According to it, the position of these households is particularly precarious, given Nepal's high level exposure to natural disasters, which will increase with climate change, and the continued dependence on rain-fed agriculture. Health shocks also push many into poverty. 

The WB has suggested that a substantial change in the structure of the economy was needed to reduce the vulnerability. 

Similarly, it also warned that the opportunities for faster growth and poverty reduction are being missed, and sources of fragility remain because of power imbalances and inequality of opportunity.
"Opportunities and financing for investment are present, but public investment has been low and unable to crowd in potential private investment. The rate of FDI is currently one of the lowest in the world," reads the report. 

The WB said that at current rates of growth, per capita income would reach only US $958 in 2030, and the country needs faster rates of growth, on the order of 7 to 8. 

As the growth rates were driven by remittance-dependent private consumption rather than investment, the country needs higher rates of productivity growth and structural transformation fueled by investment in physical capital rather than consumption, reads the report.  

"Productivity can also be helped by returnee migrants, who come back with experience in a new sector, cash in their pockets and strong desire to be entrepreneurs."

It recommends encouraging investment in infrastructure, strengthen regulations and reduce government involvement in markets, increasing openness by reducing tariffs and increasing Foreign Direct Investment (FDI), and increasing access to credit for women, rural entrepreneurs and small and medium enterprises. 

The CSD suggests six areas of opportunities for Nepal – encouraging political inclusion and eliminating clientelism, promoting private sector investment to create more and better jobs, harnessing the potential of natural resources, ensuring all Nepalis are equally able to invest in and use human capital, increasing resilience to natural disasters and health shocks, and getting more from migration. 

The report says that the current transition to federalism is a potential game changer if it is accompanied by a meaningful change in the balance of power. 

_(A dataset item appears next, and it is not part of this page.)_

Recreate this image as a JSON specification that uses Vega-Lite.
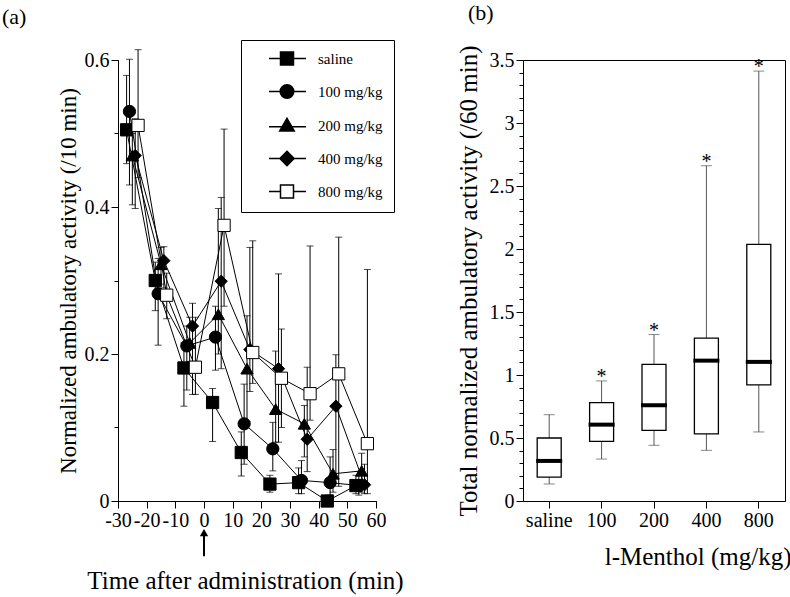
{
  "$schema": "https://vega.github.io/schema/vega-lite/v6.json",
  "padding": {"left": 2, "top": 1, "right": 2, "bottom": 2},
  "spacing": 51,
  "config": {
    "font": "Liberation Serif",
    "view": {"stroke": null},
    "axis": {
      "domainColor": "black", "tickColor": "black", "labelColor": "black", "titleColor": "black",
      "labelFont": "Liberation Serif", "titleFont": "Liberation Serif",
      "labelFontSize": 20, "titleFontSize": 24, "titleFontWeight": "normal",
      "grid": false, "tickSize": 7, "domainWidth": 1, "tickWidth": 1,
      "labelOverlap": false, "labelFlush": false, "labelPadding": 2
    },
    "title": {"font": "Liberation Serif", "fontSize": 22, "fontWeight": "normal", "anchor": "start", "color": "black", "frame": "bounds", "offset": 20},
    "legend": {
      "orient": "none", "legendX": 123, "legendY": -20, "title": null,
      "labelFont": "Liberation Serif", "labelFontSize": 15, "labelColor": "black",
      "padding": 11, "rowPadding": 13, "strokeColor": "black", "fillColor": "white",
      "symbolSize": 169, "labelOffset": 51
    }
  },
  "datasets": {
    "ts": [
      {"group": "saline", "t": -27, "v": 0.505, "lo": 0.459, "hi": 0.579},
      {"group": "saline", "t": -17, "v": 0.300, "lo": 0.259, "hi": 0.325},
      {"group": "saline", "t": -7, "v": 0.181, "lo": 0.129, "hi": 0.215},
      {"group": "saline", "t": 3, "v": 0.134, "lo": 0.081, "hi": 0.153},
      {"group": "saline", "t": 13, "v": 0.066, "lo": 0.034, "hi": 0.094},
      {"group": "saline", "t": 23, "v": 0.023, "lo": 0.012, "hi": 0.035},
      {"group": "saline", "t": 33, "v": 0.025, "lo": 0.010, "hi": 0.045},
      {"group": "saline", "t": 43, "v": 0.0, "lo": 0.0, "hi": 0.006},
      {"group": "saline", "t": 53, "v": 0.021, "lo": 0.010, "hi": 0.035},
      {"group": "100 mg/kg", "t": -26, "v": 0.530, "lo": 0.430, "hi": 0.601},
      {"group": "100 mg/kg", "t": -16, "v": 0.282, "lo": 0.212, "hi": 0.330},
      {"group": "100 mg/kg", "t": -6, "v": 0.211, "lo": 0.151, "hi": 0.238},
      {"group": "100 mg/kg", "t": 4, "v": 0.223, "lo": 0.178, "hi": 0.265},
      {"group": "100 mg/kg", "t": 14, "v": 0.105, "lo": 0.050, "hi": 0.159},
      {"group": "100 mg/kg", "t": 24, "v": 0.071, "lo": 0.041, "hi": 0.107},
      {"group": "100 mg/kg", "t": 34, "v": 0.028, "lo": 0.010, "hi": 0.055},
      {"group": "100 mg/kg", "t": 44, "v": 0.025, "lo": 0.008, "hi": 0.060},
      {"group": "100 mg/kg", "t": 54, "v": 0.021, "lo": 0.008, "hi": 0.040},
      {"group": "200 mg/kg", "t": -25, "v": 0.470, "lo": 0.403, "hi": 0.500},
      {"group": "200 mg/kg", "t": -15, "v": 0.322, "lo": 0.295, "hi": 0.345},
      {"group": "200 mg/kg", "t": -5, "v": 0.215, "lo": 0.190, "hi": 0.250},
      {"group": "200 mg/kg", "t": 5, "v": 0.254, "lo": 0.200, "hi": 0.398},
      {"group": "200 mg/kg", "t": 15, "v": 0.180, "lo": 0.108, "hi": 0.252},
      {"group": "200 mg/kg", "t": 25, "v": 0.125, "lo": 0.080, "hi": 0.204},
      {"group": "200 mg/kg", "t": 35, "v": 0.105, "lo": 0.060, "hi": 0.130},
      {"group": "200 mg/kg", "t": 45, "v": 0.037, "lo": 0.012, "hi": 0.070},
      {"group": "200 mg/kg", "t": 55, "v": 0.041, "lo": 0.012, "hi": 0.065},
      {"group": "400 mg/kg", "t": -24, "v": 0.470, "lo": 0.398, "hi": 0.520},
      {"group": "400 mg/kg", "t": -14, "v": 0.327, "lo": 0.290, "hi": 0.346},
      {"group": "400 mg/kg", "t": -4, "v": 0.238, "lo": 0.145, "hi": 0.269},
      {"group": "400 mg/kg", "t": 6, "v": 0.299, "lo": 0.180, "hi": 0.413},
      {"group": "400 mg/kg", "t": 16, "v": 0.206, "lo": 0.149, "hi": 0.345},
      {"group": "400 mg/kg", "t": 26, "v": 0.180, "lo": 0.080, "hi": 0.309},
      {"group": "400 mg/kg", "t": 36, "v": 0.084, "lo": 0.040, "hi": 0.182},
      {"group": "400 mg/kg", "t": 46, "v": 0.129, "lo": 0.030, "hi": 0.199},
      {"group": "400 mg/kg", "t": 56, "v": 0.022, "lo": 0.010, "hi": 0.050},
      {"group": "800 mg/kg", "t": -23, "v": 0.511, "lo": 0.440, "hi": 0.614},
      {"group": "800 mg/kg", "t": -13, "v": 0.280, "lo": 0.248, "hi": 0.310},
      {"group": "800 mg/kg", "t": -3, "v": 0.182, "lo": 0.145, "hi": 0.250},
      {"group": "800 mg/kg", "t": 7, "v": 0.375, "lo": 0.265, "hi": 0.506},
      {"group": "800 mg/kg", "t": 17, "v": 0.202, "lo": 0.160, "hi": 0.354},
      {"group": "800 mg/kg", "t": 27, "v": 0.167, "lo": 0.100, "hi": 0.234},
      {"group": "800 mg/kg", "t": 37, "v": 0.146, "lo": 0.110, "hi": 0.347},
      {"group": "800 mg/kg", "t": 47, "v": 0.173, "lo": 0.020, "hi": 0.359},
      {"group": "800 mg/kg", "t": 57, "v": 0.078, "lo": 0.010, "hi": 0.315}
    ],
    "box": [
      {"cat": "saline", "lo": 0.135, "q1": 0.19, "med": 0.318, "q3": 0.50, "hi": 0.685, "star": ""},
      {"cat": "100", "lo": 0.333, "q1": 0.473, "med": 0.606, "q3": 0.781, "hi": 0.953, "star": "*"},
      {"cat": "200", "lo": 0.442, "q1": 0.561, "med": 0.760, "q3": 1.085, "hi": 1.321, "star": "*"},
      {"cat": "400", "lo": 0.402, "q1": 0.532, "med": 1.114, "q3": 1.292, "hi": 2.661, "star": "*"},
      {"cat": "800", "lo": 0.548, "q1": 0.921, "med": 1.104, "q3": 2.036, "hi": 3.412, "star": "*"}
    ]
  },
  "hconcat": [
    {
      "width": 258,
      "height": 441,
      "title": {"text": "(a)", "dx": -55},
      "resolve": {"axis": {"x": "independent", "y": "independent"}},
      "layer": [
        {
          "data": {"name": "ts"},
          "mark": {"type": "line", "color": "black", "strokeWidth": 1},
          "encoding": {
            "x": {
              "field": "t", "type": "quantitative",
              "scale": {"domain": [-30, 60], "nice": false, "zero": false},
              "axis": {
                "orient": "bottom",
                "title": "Time after administration (min)",
                "titleFontSize": 25,
                "values": [-30, -10, 10, 30, 50],
                "labelExpr": "'' + datum.value",
                "titleX": 127, "titleY": 87, "titleAlign": "center", "titleBaseline": "alphabetic"
              }
            },
            "y": {
              "field": "v", "type": "quantitative",
              "scale": {"domain": [0, 0.6], "nice": false},
              "axis": {
                "orient": "left",
                "title": "Normalized ambulatory activity (/10 min)",
                "titleFontSize": 23,
                "values": [0, 0.2, 0.4, 0.6],
                "labelExpr": "'' + datum.value",
                "titlePadding": 4
              }
            },
            "detail": {"field": "group"}
          }
        },
        {
          "data": {"name": "ts"},
          "mark": {"type": "rule", "color": "black", "strokeWidth": 1},
          "encoding": {
            "x": {
              "field": "t", "type": "quantitative",
              "axis": {"orient": "bottom", "title": null, "values": [-20, 0, 20, 40, 60], "labelExpr": "'' + datum.value"}
            },
            "y": {
              "field": "lo", "type": "quantitative",
              "axis": {"orient": "left", "title": null, "values": [0.1, 0.3, 0.5], "labels": false, "tickSize": 4}
            },
            "y2": {"field": "hi"}
          }
        },
        {
          "data": {"name": "ts"},
          "mark": {"type": "tick", "orient": "horizontal", "color": "black", "size": 7, "thickness": 1},
          "encoding": {
            "x": {"field": "t", "type": "quantitative", "axis": null},
            "y": {"field": "lo", "type": "quantitative", "axis": null}
          }
        },
        {
          "data": {"name": "ts"},
          "mark": {"type": "tick", "orient": "horizontal", "color": "black", "size": 7, "thickness": 1},
          "encoding": {
            "x": {"field": "t", "type": "quantitative", "axis": null},
            "y": {"field": "hi", "type": "quantitative", "axis": null}
          }
        },
        {
          "data": {"name": "ts"},
          "transform": [{"filter": "datum.group === 'saline'"}],
          "mark": {"type": "point", "shape": "square", "filled": true, "fill": "black", "stroke": "black", "strokeWidth": 1, "opacity": 1, "size": 150},
          "encoding": {
            "x": {"field": "t", "type": "quantitative", "axis": null},
            "y": {"field": "v", "type": "quantitative", "axis": null}
          }
        },
        {
          "data": {"name": "ts"},
          "transform": [{"filter": "datum.group === '100 mg/kg'"}],
          "mark": {"type": "point", "shape": "circle", "filled": true, "fill": "black", "stroke": "black", "strokeWidth": 1, "opacity": 1, "size": 150},
          "encoding": {
            "x": {"field": "t", "type": "quantitative", "axis": null},
            "y": {"field": "v", "type": "quantitative", "axis": null}
          }
        },
        {
          "data": {"name": "ts"},
          "transform": [{"filter": "datum.group === '200 mg/kg'"}],
          "mark": {"type": "point", "shape": "triangle-up", "filled": true, "fill": "black", "stroke": "black", "strokeWidth": 1, "opacity": 1, "size": 150},
          "encoding": {
            "x": {"field": "t", "type": "quantitative", "axis": null},
            "y": {"field": "v", "type": "quantitative", "axis": null}
          }
        },
        {
          "data": {"name": "ts"},
          "transform": [{"filter": "datum.group === '400 mg/kg'"}],
          "mark": {"type": "point", "shape": "diamond", "filled": true, "fill": "black", "stroke": "black", "strokeWidth": 1, "opacity": 1, "size": 150},
          "encoding": {
            "x": {"field": "t", "type": "quantitative", "axis": null},
            "y": {"field": "v", "type": "quantitative", "axis": null}
          }
        },
        {
          "data": {"name": "ts"},
          "transform": [{"filter": "datum.group === '800 mg/kg'"}],
          "mark": {"type": "point", "shape": "square", "filled": true, "fill": "white", "stroke": "black", "strokeWidth": 1, "opacity": 1, "size": 150},
          "encoding": {
            "x": {"field": "t", "type": "quantitative", "axis": null},
            "y": {"field": "v", "type": "quantitative", "axis": null}
          }
        },
        {
          "data": {"name": "ts"},
          "transform": [{"filter": "false"}],
          "mark": {"type": "point", "filled": true, "stroke": "black", "strokeWidth": 1, "opacity": 1},
          "encoding": {
            "x": {"field": "t", "type": "quantitative", "axis": null},
            "y": {"field": "v", "type": "quantitative", "axis": null},
            "shape": {
              "field": "group", "type": "nominal",
              "scale": {
                "domain": ["saline", "100 mg/kg", "200 mg/kg", "400 mg/kg", "800 mg/kg"],
                "range": [
                  "M1.46,0H7.15M3.23,-1H5.23V1H3.23Z",
                  "M1.46,0H7.15M3.18,0A1.05,1.05,0,1,1,5.28,0A1.05,1.05,0,1,1,3.18,0Z",
                  "M1.46,0.2H7.15M4.23,-1.1L5.35,0.85H3.11Z",
                  "M1.46,0H7.15M4.23,-1.1L5.33,0L4.23,1.1L3.13,0Z",
                  "M1.46,0H3.23M5.23,0H7.15M3.23,-1H5.23V1H3.23Z"
                ]
              },
              "legend": {}
            },
            "fill": {
              "field": "group", "type": "nominal",
              "scale": {"domain": ["saline", "100 mg/kg", "200 mg/kg", "400 mg/kg", "800 mg/kg"], "range": ["black", "black", "black", "black", "white"]},
              "legend": {}
            }
          }
        },
        {
          "data": {"values": [{"t": 0, "a": -0.075, "b": -0.045}]},
          "mark": {"type": "rule", "color": "black", "strokeWidth": 2},
          "encoding": {
            "x": {"field": "t", "type": "quantitative", "axis": null},
            "y": {"field": "a", "type": "quantitative", "axis": null},
            "y2": {"field": "b"}
          }
        },
        {
          "data": {"values": [{"t": 0, "b": -0.043}]},
          "mark": {"type": "point", "shape": "triangle-up", "filled": true, "color": "black", "opacity": 1, "size": 70},
          "encoding": {
            "x": {"field": "t", "type": "quantitative", "axis": null},
            "y": {"field": "b", "type": "quantitative", "axis": null}
          }
        }
      ]
    },
    {
      "width": 262,
      "height": 441,
      "title": {"text": "(b)", "dx": 12},
      "view": {"stroke": "black", "strokeWidth": 1},
      "data": {"name": "box"},
      "resolve": {"axis": {"y": "independent"}},
      "encoding": {
        "x": {
          "field": "cat", "type": "nominal", "sort": null,
          "scale": {"type": "band", "paddingInner": 0, "paddingOuter": 0},
          "axis": {
            "title": "l-Menthol (mg/kg)", "labelAngle": 0, "titleFontSize": 25,
            "titleX": 268, "titleY": 63, "titleAlign": "right", "titleBaseline": "alphabetic"
          }
        }
      },
      "layer": [
        {
          "mark": {"type": "rule", "color": "#555555", "strokeWidth": 1},
          "encoding": {
            "y": {
              "field": "lo", "type": "quantitative",
              "scale": {"domain": [0, 3.5], "nice": false},
              "axis": {
                "orient": "left",
                "title": "Total normalized ambulatory activity (/60 min)",
                "titleFontSize": 25,
                "values": [0, 0.5, 1, 1.5, 2, 2.5, 3, 3.5],
                "labelExpr": "'' + datum.value",
                "titlePadding": 8
              }
            },
            "y2": {"field": "q1"}
          }
        },
        {
          "mark": {"type": "rule", "color": "#555555", "strokeWidth": 1},
          "encoding": {
            "y": {
              "field": "q3", "type": "quantitative",
              "axis": {
                "orient": "left", "title": null, "labels": false, "tickSize": 4,
                "values": [0.1, 0.2, 0.3, 0.4, 0.6, 0.7, 0.8, 0.9, 1.1, 1.2, 1.3, 1.4, 1.6, 1.7, 1.8, 1.9, 2.1, 2.2, 2.3, 2.4, 2.6, 2.7, 2.8, 2.9, 3.1, 3.2, 3.3, 3.4]
              }
            },
            "y2": {"field": "hi"}
          }
        },
        {
          "mark": {"type": "tick", "color": "#555555", "size": 11, "thickness": 1},
          "encoding": {"y": {"field": "lo", "type": "quantitative", "axis": null}}
        },
        {
          "mark": {"type": "tick", "color": "#555555", "size": 11, "thickness": 1},
          "encoding": {"y": {"field": "hi", "type": "quantitative", "axis": null}}
        },
        {
          "mark": {"type": "bar", "fill": "white", "stroke": "black", "strokeWidth": 1.3, "size": 24},
          "encoding": {
            "y": {"field": "q1", "type": "quantitative", "axis": null},
            "y2": {"field": "q3"}
          }
        },
        {
          "mark": {"type": "tick", "color": "black", "size": 26, "thickness": 4, "opacity": 1},
          "encoding": {"y": {"field": "med", "type": "quantitative", "axis": null}}
        },
        {
          "mark": {"type": "text", "font": "Liberation Serif", "fontSize": 20, "color": "black", "baseline": "alphabetic", "dy": 2},
          "encoding": {
            "y": {"field": "hi", "type": "quantitative", "axis": null},
            "text": {"field": "star"}
          }
        }
      ]
    }
  ]
}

Similarly, addressing constraints to private investment is essential for individuals to become more productive employees and entrepreneurs. 

"While action in all identified areas is needed, the evidence suggests a prioritisation. Improving public institutions is considered first, because inefficient and exclusive institutions constrain progress on all fronts, and because the transition to federalism presents a unique opportunity that should not be missed," reads the report. 

The SCD, which builds on consultations and surveys of 200,000 people in all seven provinces, examines the key constraints to and opportunities for accelerating poverty reduction and enhancing shared prosperity in Nepal, claimed the WB.

Published in The Rising Nepal daily on 12 March 2018.